- **Extracted entries**:
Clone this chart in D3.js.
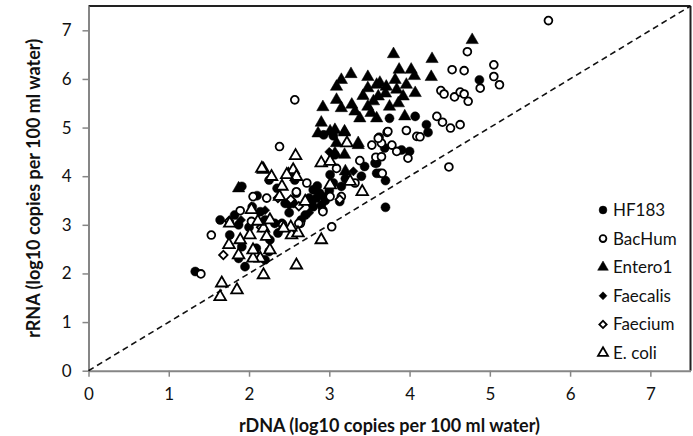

--

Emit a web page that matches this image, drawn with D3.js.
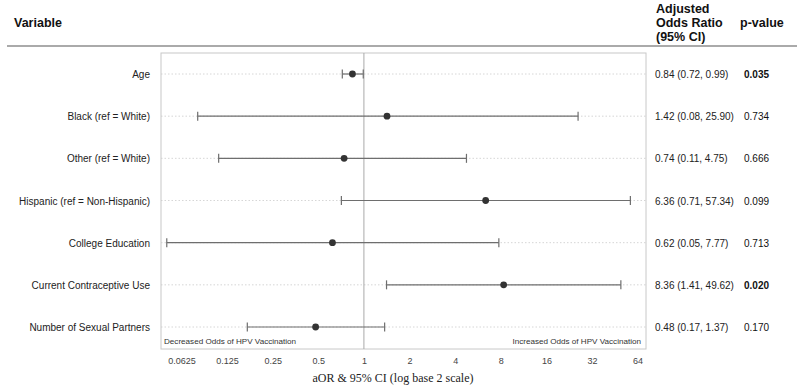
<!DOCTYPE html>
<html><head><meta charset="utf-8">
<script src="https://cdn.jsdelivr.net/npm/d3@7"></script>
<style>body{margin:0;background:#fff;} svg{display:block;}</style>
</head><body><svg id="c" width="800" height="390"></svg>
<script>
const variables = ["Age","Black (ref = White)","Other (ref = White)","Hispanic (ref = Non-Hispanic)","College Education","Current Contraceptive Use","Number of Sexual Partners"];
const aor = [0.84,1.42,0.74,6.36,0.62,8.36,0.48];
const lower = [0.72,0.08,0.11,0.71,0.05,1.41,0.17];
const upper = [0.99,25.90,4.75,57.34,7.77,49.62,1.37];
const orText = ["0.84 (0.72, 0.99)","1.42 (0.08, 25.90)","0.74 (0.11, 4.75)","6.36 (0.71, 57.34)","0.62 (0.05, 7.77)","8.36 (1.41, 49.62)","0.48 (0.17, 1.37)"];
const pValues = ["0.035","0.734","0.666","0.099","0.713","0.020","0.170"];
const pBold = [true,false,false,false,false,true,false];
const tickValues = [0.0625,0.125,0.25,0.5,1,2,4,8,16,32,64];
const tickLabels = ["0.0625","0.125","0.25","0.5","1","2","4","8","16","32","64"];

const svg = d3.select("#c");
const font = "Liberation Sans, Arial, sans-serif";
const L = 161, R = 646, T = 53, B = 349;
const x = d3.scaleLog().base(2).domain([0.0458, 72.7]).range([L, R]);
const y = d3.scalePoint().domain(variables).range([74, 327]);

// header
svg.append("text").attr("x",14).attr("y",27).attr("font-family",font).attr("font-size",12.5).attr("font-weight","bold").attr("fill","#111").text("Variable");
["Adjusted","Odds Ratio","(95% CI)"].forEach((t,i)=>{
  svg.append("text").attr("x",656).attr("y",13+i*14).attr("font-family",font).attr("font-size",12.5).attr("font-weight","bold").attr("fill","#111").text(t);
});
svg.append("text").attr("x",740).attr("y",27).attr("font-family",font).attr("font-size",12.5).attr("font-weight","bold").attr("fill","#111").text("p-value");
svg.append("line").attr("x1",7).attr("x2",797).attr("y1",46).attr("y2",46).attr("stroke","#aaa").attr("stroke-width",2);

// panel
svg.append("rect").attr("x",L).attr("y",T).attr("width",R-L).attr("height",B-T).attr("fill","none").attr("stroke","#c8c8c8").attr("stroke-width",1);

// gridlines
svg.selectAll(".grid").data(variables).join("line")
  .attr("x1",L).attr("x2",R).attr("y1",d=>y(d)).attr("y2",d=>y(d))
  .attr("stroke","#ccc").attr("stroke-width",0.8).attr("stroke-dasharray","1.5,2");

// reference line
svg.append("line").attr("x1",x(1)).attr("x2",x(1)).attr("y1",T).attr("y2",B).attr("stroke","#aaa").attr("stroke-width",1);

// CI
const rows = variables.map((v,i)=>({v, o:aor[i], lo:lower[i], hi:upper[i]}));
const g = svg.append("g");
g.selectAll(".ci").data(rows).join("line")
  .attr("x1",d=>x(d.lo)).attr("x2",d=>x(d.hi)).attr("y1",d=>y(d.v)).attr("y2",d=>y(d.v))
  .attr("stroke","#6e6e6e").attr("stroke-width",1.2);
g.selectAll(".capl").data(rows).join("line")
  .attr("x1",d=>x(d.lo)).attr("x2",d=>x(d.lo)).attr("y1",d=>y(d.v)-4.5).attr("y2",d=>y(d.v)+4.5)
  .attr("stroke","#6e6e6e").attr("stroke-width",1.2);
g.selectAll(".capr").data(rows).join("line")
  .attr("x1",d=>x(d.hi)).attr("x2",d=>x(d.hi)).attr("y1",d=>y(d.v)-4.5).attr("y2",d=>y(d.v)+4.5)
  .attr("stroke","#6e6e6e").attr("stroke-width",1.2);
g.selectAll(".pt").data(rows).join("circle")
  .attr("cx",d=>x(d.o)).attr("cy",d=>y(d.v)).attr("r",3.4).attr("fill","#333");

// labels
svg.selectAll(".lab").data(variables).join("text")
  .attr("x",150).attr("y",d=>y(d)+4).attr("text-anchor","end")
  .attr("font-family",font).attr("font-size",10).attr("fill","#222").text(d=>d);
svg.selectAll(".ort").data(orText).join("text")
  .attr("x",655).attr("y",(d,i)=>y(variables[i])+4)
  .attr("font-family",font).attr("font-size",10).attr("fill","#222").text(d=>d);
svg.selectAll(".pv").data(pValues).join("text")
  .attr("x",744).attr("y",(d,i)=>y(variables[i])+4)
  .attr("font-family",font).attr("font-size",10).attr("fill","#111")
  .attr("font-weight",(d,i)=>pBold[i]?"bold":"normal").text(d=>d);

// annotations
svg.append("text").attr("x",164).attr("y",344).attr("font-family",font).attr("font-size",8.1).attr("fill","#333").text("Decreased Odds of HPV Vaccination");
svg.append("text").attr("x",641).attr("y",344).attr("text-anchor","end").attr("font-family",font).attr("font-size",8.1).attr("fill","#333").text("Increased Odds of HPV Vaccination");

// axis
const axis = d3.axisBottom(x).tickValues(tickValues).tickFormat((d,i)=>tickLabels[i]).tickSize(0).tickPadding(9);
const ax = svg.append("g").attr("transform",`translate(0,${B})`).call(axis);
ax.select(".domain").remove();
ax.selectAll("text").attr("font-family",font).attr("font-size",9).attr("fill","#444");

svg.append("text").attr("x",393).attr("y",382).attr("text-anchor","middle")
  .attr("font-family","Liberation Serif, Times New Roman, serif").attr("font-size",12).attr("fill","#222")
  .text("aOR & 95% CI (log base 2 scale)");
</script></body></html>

...

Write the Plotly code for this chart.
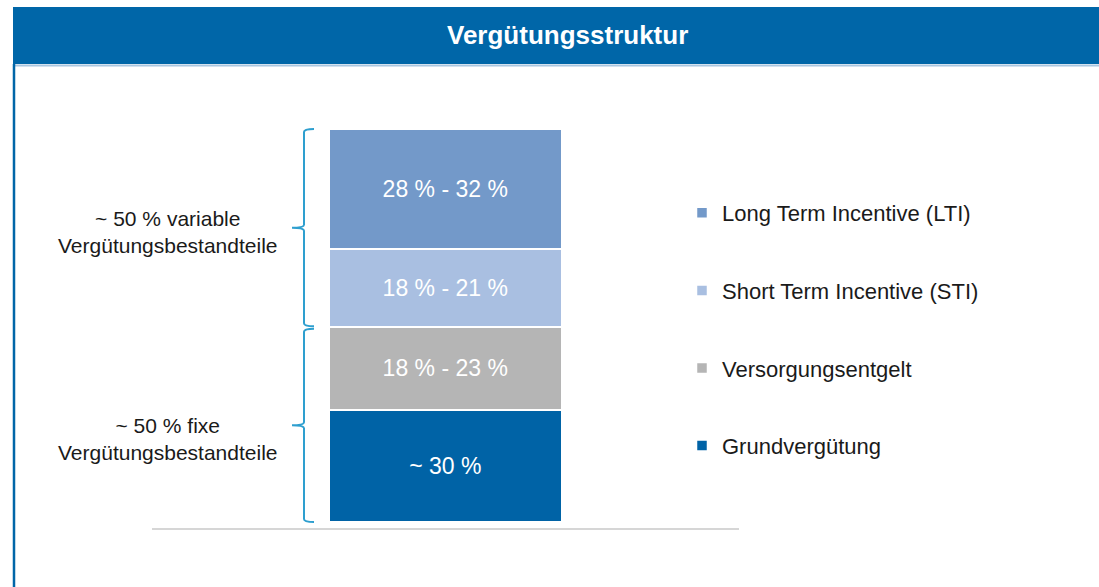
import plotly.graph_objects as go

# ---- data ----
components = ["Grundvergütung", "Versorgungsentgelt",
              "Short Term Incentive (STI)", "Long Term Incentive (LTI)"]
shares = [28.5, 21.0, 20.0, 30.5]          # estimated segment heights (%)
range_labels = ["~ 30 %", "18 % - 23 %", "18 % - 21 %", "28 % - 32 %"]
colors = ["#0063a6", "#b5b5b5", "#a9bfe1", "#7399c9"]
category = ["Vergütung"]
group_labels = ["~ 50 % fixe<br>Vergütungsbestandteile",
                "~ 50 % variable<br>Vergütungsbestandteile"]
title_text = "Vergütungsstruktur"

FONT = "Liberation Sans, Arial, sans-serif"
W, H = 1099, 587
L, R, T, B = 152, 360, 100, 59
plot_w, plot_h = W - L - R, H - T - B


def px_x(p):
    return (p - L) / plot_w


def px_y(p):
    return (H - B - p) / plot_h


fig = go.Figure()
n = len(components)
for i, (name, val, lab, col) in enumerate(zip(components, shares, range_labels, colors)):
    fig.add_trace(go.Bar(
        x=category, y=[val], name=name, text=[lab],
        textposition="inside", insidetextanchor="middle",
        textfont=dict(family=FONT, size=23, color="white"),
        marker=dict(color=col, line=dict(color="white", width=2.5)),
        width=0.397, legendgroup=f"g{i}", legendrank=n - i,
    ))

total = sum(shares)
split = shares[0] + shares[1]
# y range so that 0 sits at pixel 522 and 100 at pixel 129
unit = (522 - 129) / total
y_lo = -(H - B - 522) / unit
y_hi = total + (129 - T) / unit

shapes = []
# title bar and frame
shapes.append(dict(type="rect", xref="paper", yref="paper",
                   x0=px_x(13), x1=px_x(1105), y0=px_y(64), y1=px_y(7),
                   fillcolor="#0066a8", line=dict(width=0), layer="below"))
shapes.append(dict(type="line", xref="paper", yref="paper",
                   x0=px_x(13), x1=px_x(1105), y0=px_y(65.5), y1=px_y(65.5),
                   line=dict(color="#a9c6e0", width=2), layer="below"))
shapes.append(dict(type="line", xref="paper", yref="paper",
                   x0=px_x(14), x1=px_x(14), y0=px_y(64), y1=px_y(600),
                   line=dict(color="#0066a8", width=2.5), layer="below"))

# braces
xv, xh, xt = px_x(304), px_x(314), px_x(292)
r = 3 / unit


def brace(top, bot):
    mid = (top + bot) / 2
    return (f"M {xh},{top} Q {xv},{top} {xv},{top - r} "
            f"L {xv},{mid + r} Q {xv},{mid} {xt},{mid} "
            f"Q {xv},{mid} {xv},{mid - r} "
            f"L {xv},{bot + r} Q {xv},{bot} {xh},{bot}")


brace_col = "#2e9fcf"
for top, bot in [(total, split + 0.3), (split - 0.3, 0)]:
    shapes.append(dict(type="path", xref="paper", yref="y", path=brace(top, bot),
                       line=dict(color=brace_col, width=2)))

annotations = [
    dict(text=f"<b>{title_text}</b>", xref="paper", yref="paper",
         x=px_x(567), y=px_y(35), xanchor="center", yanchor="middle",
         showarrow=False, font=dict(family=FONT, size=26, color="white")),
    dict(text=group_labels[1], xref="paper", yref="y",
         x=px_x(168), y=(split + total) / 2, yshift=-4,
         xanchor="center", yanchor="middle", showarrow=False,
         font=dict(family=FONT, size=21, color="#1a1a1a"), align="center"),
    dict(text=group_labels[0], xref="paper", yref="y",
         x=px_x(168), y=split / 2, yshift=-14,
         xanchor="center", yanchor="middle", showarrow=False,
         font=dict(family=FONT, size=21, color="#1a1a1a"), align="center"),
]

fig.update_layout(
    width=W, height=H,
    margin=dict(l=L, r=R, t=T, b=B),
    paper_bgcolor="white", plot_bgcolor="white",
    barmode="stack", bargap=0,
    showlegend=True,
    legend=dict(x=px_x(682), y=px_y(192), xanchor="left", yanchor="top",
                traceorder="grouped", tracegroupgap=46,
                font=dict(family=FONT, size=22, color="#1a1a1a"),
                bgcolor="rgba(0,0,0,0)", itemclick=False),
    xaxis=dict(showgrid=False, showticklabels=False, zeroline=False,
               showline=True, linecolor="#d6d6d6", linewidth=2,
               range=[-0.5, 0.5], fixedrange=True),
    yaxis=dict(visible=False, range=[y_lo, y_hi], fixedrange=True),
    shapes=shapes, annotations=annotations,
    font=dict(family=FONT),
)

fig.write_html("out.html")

- **Written task**:
Only a number is wanted: how many lines contain "that"?

- **Exercise response**:
2